All of this navel-gazing with pizzaiolos is well and good, but I’m no closer to finishing my find-the-best assignment when I wander into Dragon Pizza in Somerville. The spot has been getting buzz since last year, when chefs Charlie Redd, Keenan Langlois, and Antonio Reyes flipped a Davis Square address that formerly belonged to just another unexceptional city slice shop. Now the “punk-rock pizza shop,” as Redd refers to it, is decked out with funky pendant lights, cassette mix tapes hanging on the wall, and a framed photo of Road House–era Patrick Swayze. The restaurant’s name is handwritten on takeout boxes in graffiti-like strokes of neon paint.

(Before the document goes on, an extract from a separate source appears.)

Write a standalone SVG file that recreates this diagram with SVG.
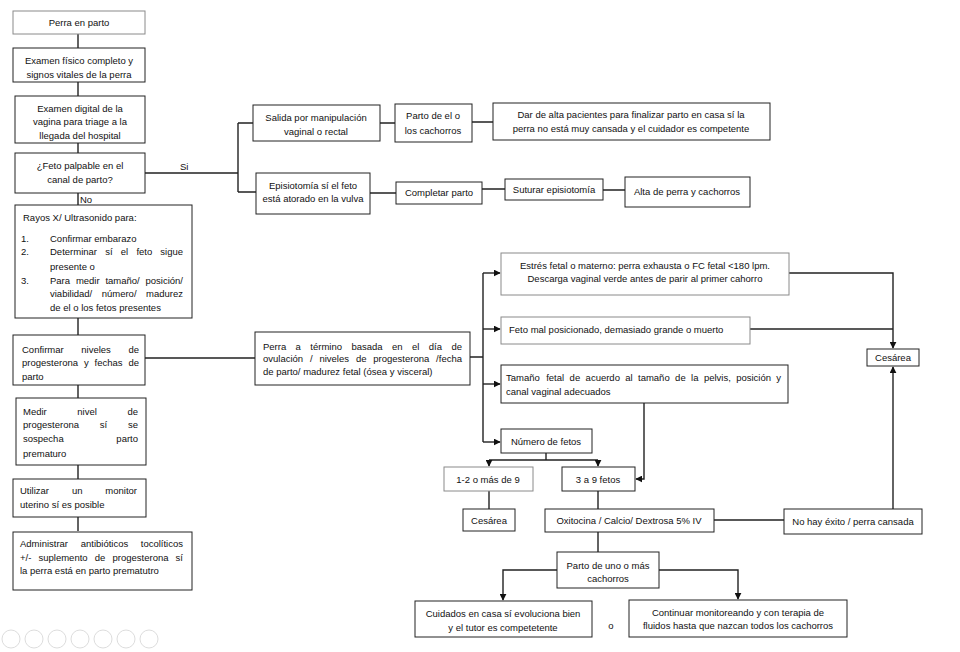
<svg xmlns="http://www.w3.org/2000/svg" width="960" height="652" viewBox="0 0 960 652">
<defs>
<style>
.b{fill:#fff;stroke:#222;stroke-width:1}
.g{fill:#fff;stroke:#8a8a8a;stroke-width:1}
text{font-family:"Liberation Sans",Arial,sans-serif;font-size:9.5px;fill:#111}
.c{text-anchor:middle}
.e{text-anchor:end}
.l{fill:none;stroke:#222;stroke-width:1.4}
.p{fill:#fff;stroke:#ddd;stroke-width:1}
</style>
<marker id="ah" viewBox="0 0 10 10" refX="9" refY="5" markerWidth="5" markerHeight="5" orient="auto"><path d="M0,0 L10,5 L0,10 z" fill="#111"/></marker>
</defs>
<rect width="960" height="652" fill="#fff"/>

<g id="connectors">
<path class="l" d="M78,34V48M78,82V96M78,143V153M78,193V205M78,318V335M78,385V398M78,465V479M78,517V531"/>
<path class="l" d="M145,173H238M238,123V192M238,123H253M238,192H256"/>
<path class="l" d="M380,123H395M472,122H493"/>
<path class="l" d="M370,193H396M482,189H505M603,190H625"/>
<path class="l" d="M145,358H255M470,357H483M483,273V442"/>
<path class="l" d="M483,273H500" marker-end="url(#ah)"/>
<path class="l" d="M483,329H500" marker-end="url(#ah)"/>
<path class="l" d="M483,384H500" marker-end="url(#ah)"/>
<path class="l" d="M483,442H500" marker-end="url(#ah)"/>
<path class="l" d="M789,273H893V348" marker-end="url(#ah)"/>
<path class="l" d="M750,329H893"/>
<path class="l" d="M893,509V367" marker-end="url(#ah)"/>
<path class="l" d="M644,403V479H636" marker-end="url(#ah)"/>
<path class="l" d="M546,453V460M489,460H598"/>
<path class="l" d="M489,460V466" marker-end="url(#ah)"/>
<path class="l" d="M598,460V466" marker-end="url(#ah)"/>
<path class="l" d="M489,491V509M598,491V509M714,520H784M598,532V552"/>
<path class="l" d="M557,570H503V600" marker-end="url(#ah)"/>
<path class="l" d="M659,570H738V599" marker-end="url(#ah)"/>
</g>

<g id="n1"><rect class="g" x="13" y="11" width="132" height="23"/><text class="c" x="79" y="26">Perra en parto</text></g>
<g id="n2"><rect class="b" x="13" y="48" width="132" height="34"/><text class="c" x="79" y="64">Examen físico completo y</text><text class="c" x="79" y="77.5">signos vitales de la perra</text></g>
<g id="n3"><rect class="b" x="15" y="96" width="130" height="47"/><text class="c" x="80" y="111.5">Examen digital de la</text><text class="c" x="80" y="125">vagina para triage a la</text><text class="c" x="80" y="138.5">llegada del hospital</text></g>
<g id="n4"><rect class="b" x="15" y="153" width="130" height="40"/><text class="c" x="80" y="168.5">¿Feto palpable en el</text><text class="c" x="80" y="182.5">canal de parto?</text></g>
<text x="180" y="169.5">Si</text>
<text x="80" y="203">No</text>

<g id="n5"><rect class="b" x="15" y="205" width="177" height="113"/>
<text x="23" y="220.5">Rayos X/ Ultrasonido para:</text>
<text x="21" y="241.5">1.</text><text x="50" y="241.5">Confirmar embarazo</text>
<text x="21" y="254.5">2.</text><text x="50" y="254.5">Determinar</text><text x="105.2" y="254.5">sí</text><text x="120.8" y="254.5">el</text><text x="136.4" y="254.5">feto</text><text class="e" x="183" y="254.5">sigue</text>
<text x="50" y="270">presente o</text>
<text x="21" y="283.5">3.</text><text x="50" y="283.5">Para</text><text x="75.9" y="283.5">medir</text><text x="105.4" y="283.5">tamaño/</text><text class="e" x="183" y="283.5">posición/</text>
<text x="50" y="296.5">viabilidad/</text><text x="101.7" y="296.5">número/</text><text class="e" x="183" y="296.5">madurez</text>
<text x="50" y="311">de el o los fetos presentes</text>
</g>

<g id="n6"><rect class="b" x="13" y="335" width="132" height="50"/>
<text x="22" y="352.5">Confirmar</text><text x="81.3" y="352.5">niveles</text><text class="e" x="139" y="352.5">de</text>
<text x="22" y="366">progesterona</text><text x="83.9" y="366">y</text><text x="94.5" y="366">fechas</text><text class="e" x="139" y="366">de</text>
<text x="22" y="379.5">parto</text>
</g>

<g id="n7"><rect class="b" x="16" y="398" width="130" height="67"/>
<text x="23" y="414.5">Medir</text><text x="77.3" y="414.5">nivel</text><text class="e" x="138" y="414.5">de</text>
<text x="23" y="428">progesterona</text><text x="99.8" y="428">sí</text><text class="e" x="138" y="428">se</text>
<text x="23" y="441.5">sospecha</text><text class="e" x="138" y="441.5">parto</text>
<text x="23" y="456.5">prematuro</text>
</g>

<g id="n8"><rect class="b" x="13" y="479" width="133" height="38"/>
<text x="20" y="493.5">Utilizar</text><text x="71.9" y="493.5">un</text><text class="e" x="137" y="493.5">monitor</text>
<text x="20" y="507.5">uterino sí es posible</text>
</g>

<g id="n9"><rect class="b" x="13" y="532" width="179" height="58"/>
<text x="20" y="546.5">Administrar</text><text x="80.7" y="546.5">antibióticos</text><text class="e" x="183" y="546.5">tocolíticos</text>
<text x="20" y="560.5">+/-</text><text x="38.5" y="560.5">suplemento</text><text x="94.7" y="560.5">de</text><text x="112.5" y="560.5">progesterona</text><text class="e" x="183" y="560.5">sí</text>
<text x="20" y="574">la perra está en parto prematutro</text>
</g>

<g id="n10"><rect class="b" x="253" y="105" width="127" height="36"/><text class="c" x="316" y="120.5">Salida por manipulación</text><text class="c" x="316" y="134.5">vaginal o rectal</text></g>
<g id="n11"><rect class="b" x="256" y="173" width="114" height="41"/><text class="c" x="313" y="188.5">Episiotomía sí el feto</text><text class="c" x="313" y="202">está atorado en la vulva</text></g>
<g id="n12"><rect class="b" x="395" y="104" width="77" height="38"/><text class="c" x="433" y="119">Parto de el o</text><text class="c" x="433" y="133.5">los cachorros</text></g>
<g id="n13"><rect class="b" x="493" y="103" width="277" height="37"/><text class="c" x="631" y="117.5">Dar de alta pacientes para finalizar parto en casa sí la</text><text class="c" x="631" y="131.5">perra no está muy cansada y el cuidador es competente</text></g>
<g id="n14"><rect class="b" x="396" y="182" width="86" height="22"/><text class="c" x="439" y="196">Completar parto</text></g>
<g id="n15"><rect class="b" x="505" y="179" width="98" height="21"/><text class="c" x="554" y="193">Suturar episiotomía</text></g>
<g id="n16"><rect class="b" x="625" y="177" width="125" height="30"/><text class="c" x="687" y="194.5">Alta de perra y cachorros</text></g>

<g id="n17"><rect class="b" x="255" y="332" width="215" height="53"/>
<text x="263" y="349.5">Perra</text><text x="295.6" y="349.5">a</text><text x="310.3" y="349.5">término</text><text x="351.4" y="349.5">basada</text><text x="392" y="349.5">en</text><text x="412" y="349.5">el</text><text x="428.8" y="349.5">día</text><text class="e" x="462" y="349.5">de</text>
<text x="263" y="362">ovulación</text><text x="310" y="362">/</text><text x="319.4" y="362">niveles</text><text x="355.9" y="362">de</text><text x="373.3" y="362">progesterona</text><text class="e" x="462" y="362">/fecha</text>
<text x="263" y="374.5">de parto/ madurez fetal (ósea y visceral)</text>
</g>

<g id="n18"><rect class="g" x="501" y="253" width="288" height="42"/><text class="c" x="645" y="268.5">Estrés fetal o materno: perra exhausta o FC fetal &lt;180 lpm.</text><text class="c" x="645" y="282">Descarga vaginal  verde antes de parir al primer cahorro</text></g>
<g id="n19"><rect class="g" x="501" y="317" width="249" height="27"/><text x="509" y="333">Feto mal posicionado, demasiado grande o muerto</text></g>
<g id="n20"><rect class="b" x="501" y="365" width="287" height="38"/>
<text x="506" y="380.5">Tamaño</text><text x="546.2" y="380.5">fetal</text><text x="569.6" y="380.5">de</text><text x="585.6" y="380.5">acuerdo</text><text x="625.2" y="380.5">al</text><text x="638" y="380.5">tamaño</text><text x="675.1" y="380.5">de</text><text x="691.1" y="380.5">la</text><text x="703.9" y="380.5">pelvis,</text><text x="736.2" y="380.5">posición</text><text class="e" x="781" y="380.5">y</text>
<text x="506" y="394.5">canal vaginal adecuados</text>
</g>
<g id="n21"><rect class="b" x="867" y="349" width="52" height="17"/><text class="c" x="893" y="361">Cesárea</text></g>
<g id="n22"><rect class="b" x="501" y="429" width="91" height="24"/><text class="c" x="546" y="444.5">Número de fetos</text></g>
<g id="n23"><rect class="g" x="444" y="467" width="89" height="24"/><text class="c" x="488" y="482.5">1-2 o más de 9</text></g>
<g id="n24"><rect class="b" x="562" y="467" width="73" height="24"/><text class="c" x="598" y="482.5">3 a 9 fetos</text></g>
<g id="n25"><rect class="b" x="463" y="509" width="52" height="22"/><text class="c" x="489" y="523.5">Cesárea</text></g>
<g id="n26"><rect class="b" x="545" y="509" width="169" height="23"/><text class="c" x="629" y="524">Oxitocina / Calcio/ Dextrosa 5% IV</text></g>
<g id="n27"><rect class="b" x="784" y="509" width="138" height="25"/><text class="c" x="853" y="524.5">No hay éxito / perra cansada</text></g>
<g id="n28"><rect class="b" x="557" y="552" width="102" height="36"/><text class="c" x="608" y="568.5">Parto de uno o más</text><text class="c" x="608" y="582">cachorros</text></g>
<g id="n29"><rect class="b" x="415" y="601" width="177" height="36"/><text class="c" x="503" y="616.5">Cuidados en casa sí evoluciona bien</text><text class="c" x="503" y="630.5">y el tutor es competetente</text></g>
<text class="c" x="611" y="628.5">o</text>
<g id="n30"><rect class="b" x="629" y="600" width="218" height="37"/><text class="c" x="738" y="615.5">Continuar monitoreando y con terapia de</text><text class="c" x="738" y="629">fluidos hasta que nazcan todos los cachorros</text></g>

<g id="player">
<circle class="p" cx="11" cy="639" r="9"/><circle class="p" cx="34" cy="639" r="9"/><circle class="p" cx="57" cy="639" r="9"/><circle class="p" cx="80" cy="639" r="9"/><circle class="p" cx="103" cy="639" r="9"/><circle class="p" cx="126" cy="639" r="9"/><circle class="p" cx="149" cy="639" r="9"/>
</g>
</svg>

As for what’s inside those boxes? Pies that clearly show a passion for the art of pizza-making without being too precious for a Tuesday-night snack. Toppings are top-notch and cover every craving: There’s the ruddy spice of house-made red-wine-and-garlic sausage. The sweet-and-salty dialogue between bacon and drizzles of chili-spiked maple syrup sourced from a sugar shack in the Adirondacks. Even citrus accents to balance the richness in Dragon’s lemon-chicken pizza, a nod to the signature dish at the late, great Hamersley’s Bistro, where Redd was once a line cook.

Later, Redd shares with me some of the other inspirations for Dragon’s pies: biting into a slice at Santarpio’s; his travels in Italy; Langlois’s deep-dive research into New York City shops. As with the rest of the city’s most delicious pies right now, this is an approach that celebrates Boston’s ability to combine multiple worlds, multiple perspectives, and multiple histories into something all its own. No one’s coming here for a taste of the Big Apple, Chicago, or anywhere else.

What they are coming for? You guessed it: the Best of Boston.